The Hopi have lived in the same place for a millenium*, their villages so old as to look fragile. But of course looks are deceptive. What looks fragile is steadfast; what may appear as primitive and lacking in modern conveniences, is instead the ground beneath the feet of people with a different focus. (* At Acoma, they say Sky City Pueblo is the oldest continually inhabited city in the United States. The Hopi say the same about the village Old Oraibi on Third Mesa.)

Also called Moqui, they are the only branch of the Shoshonean linguistic stock living in pueblos. Hopi houses, built by the women, are of stone roughly cut and laid and finished in plaster. The ceilings are supported by beams and cross poles and consist of a compressed mixture of brush and clay. The floors are sometimes flagged, and the interior walls are generally whitewashed with gypsum and sometimes ornamented in simple geometrical bands. In early Hopi houses the doorways, which were the only sources of light, were sometimes built in T-shapes, exactly as those of their ancestors in the great Pueblo Bonito in Chaco Canyon.

Culture and Religion

In traditions, social organization and customs the Hopi are almost identical with the other Puebloan tribes. The tribe is grouped into matrilineal clans. Their religion, like that of other Pueblo peoples, includes the worship of forces of nature and has many ceremonies intended to invoke or influence supernatural powers. Ancestor worship plays an important role in Hopi ceremonies. Private rites are held in underground ceremonial chambers called kivas. The celebrated Snake Dance, actually a rain dance, is considered one of the most spectacular ceremonies.

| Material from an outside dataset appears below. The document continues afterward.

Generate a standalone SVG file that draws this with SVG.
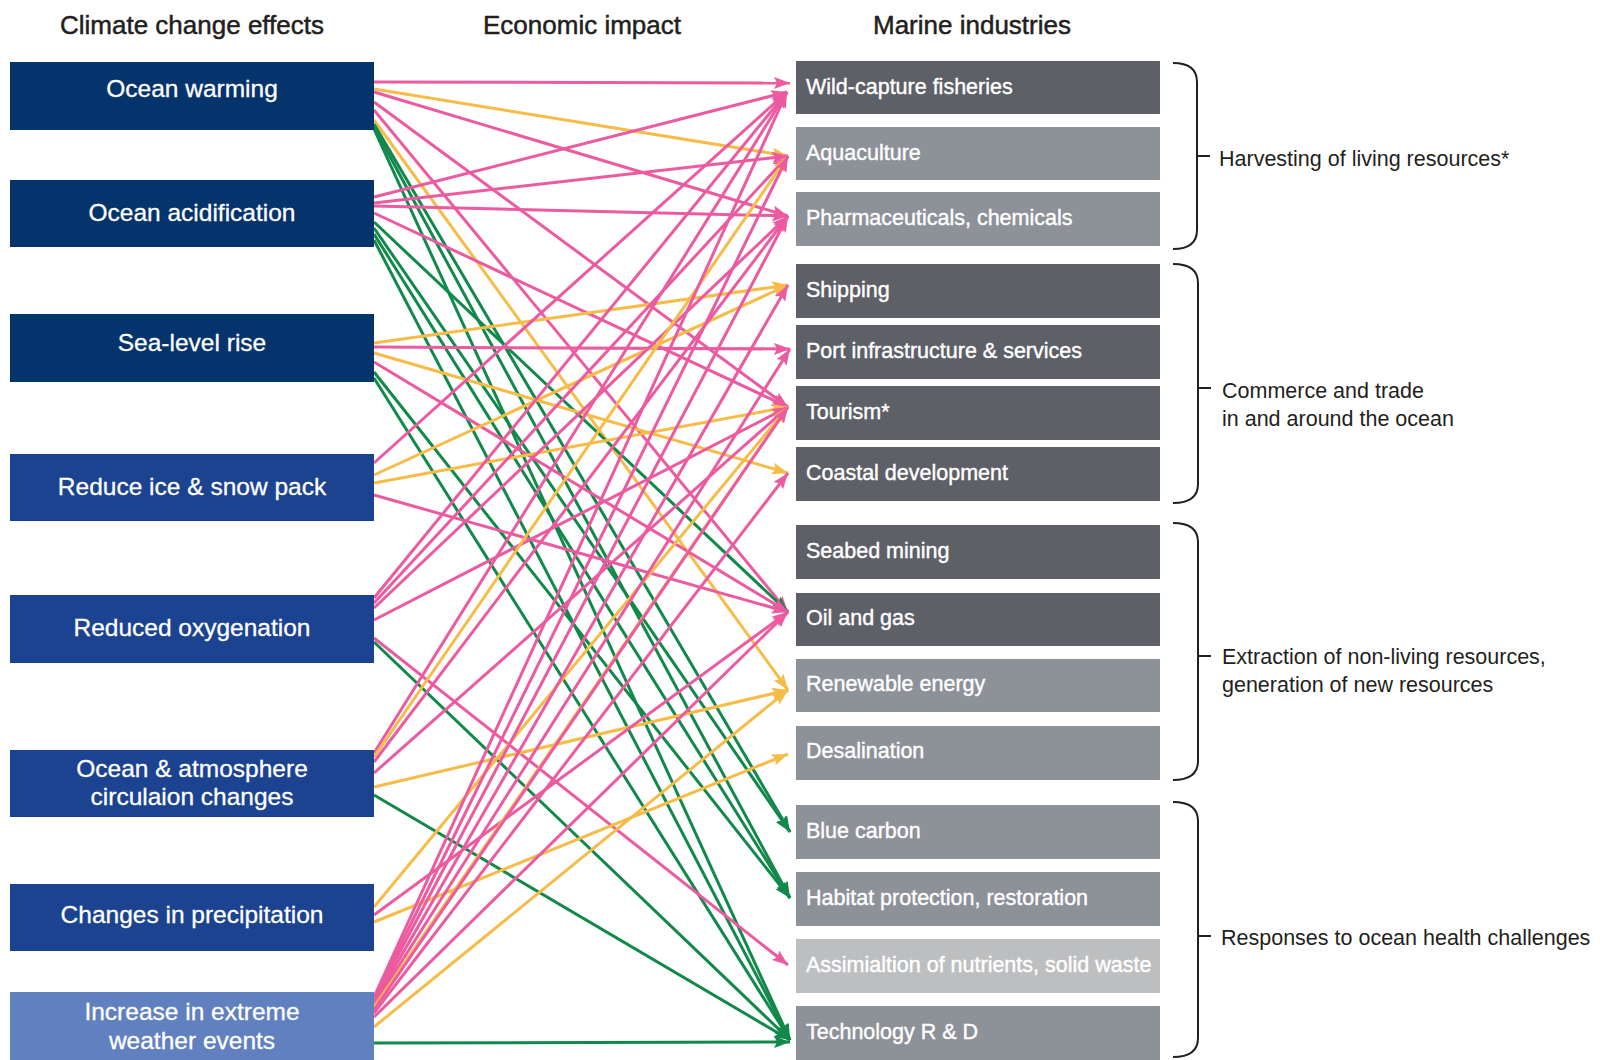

The six directional color and animal symbolism for the Hopi:

  • Northwest – Yellow, Mountain Lion
  • Southwest – Blue, Bear
  • Southeast – Red, Wildcat
  • Northwest – Yellow, Wolf

Jewelry

The first Hopi silversmith learned from a Zuni around 1890. A regular trade route already existed between the two pueblos, and the Zuni smith Lanyade began to trade some of his silver jewelry among the Hopi, apparently in return for handwoven native cotton textiles. Lanyade eventually taught silverwork to a Hopi named Sikyatala. Early handwrought silver beads, rings and bracelets made by the Hopi are virtually indistinquishable from those made by Zuni and Navajo smiths. It was not until the 1930s that the distinctive Hopi style emerged, and it came about from some non-native encouragement.

In 1939, Dr. Harold Colton and his wife Mary Russell Colton of the Museum of Northern Arizona initiated a project encouraging Hopi silversmiths to create a unique type of jewelry that would become their hallmark. The result, silver overlay, is today the most widely recognized type of Hopi silverwork. Using designs drawn from traditional pottery, textiles and baskets, Hopi smiths cut the design from one sheet of silver and then solder to another sheet as backing. The depressions form designs which are blackened or oxidized and usually textured with chisel marks or stamp work. The outer layer is then polished leaving the design dark. Animals play a large part in the Hopi religion and animal-like designs and ancient pottery designs are typical themes in Hopi jewelry. Turquoise, coral and other materials occasionally are set in Hopi overlay jewelry, but for the most part the elegant silver overlay has stood alone.

Through the twentieth century, Southwestern Indian jewelry gradually diverged into clearly recognizable styles associated with Navajo, Zunio, Hopi and Rio Grande pueblos. Today, these distinctions have again begun to blur as native artisans, inspired by pioneering artists like Charles Loloma (Hopi) and Arland Ben (Navajo), redefine the tradition and move toward a contemporary, more universal style of “new” Indian jewelry.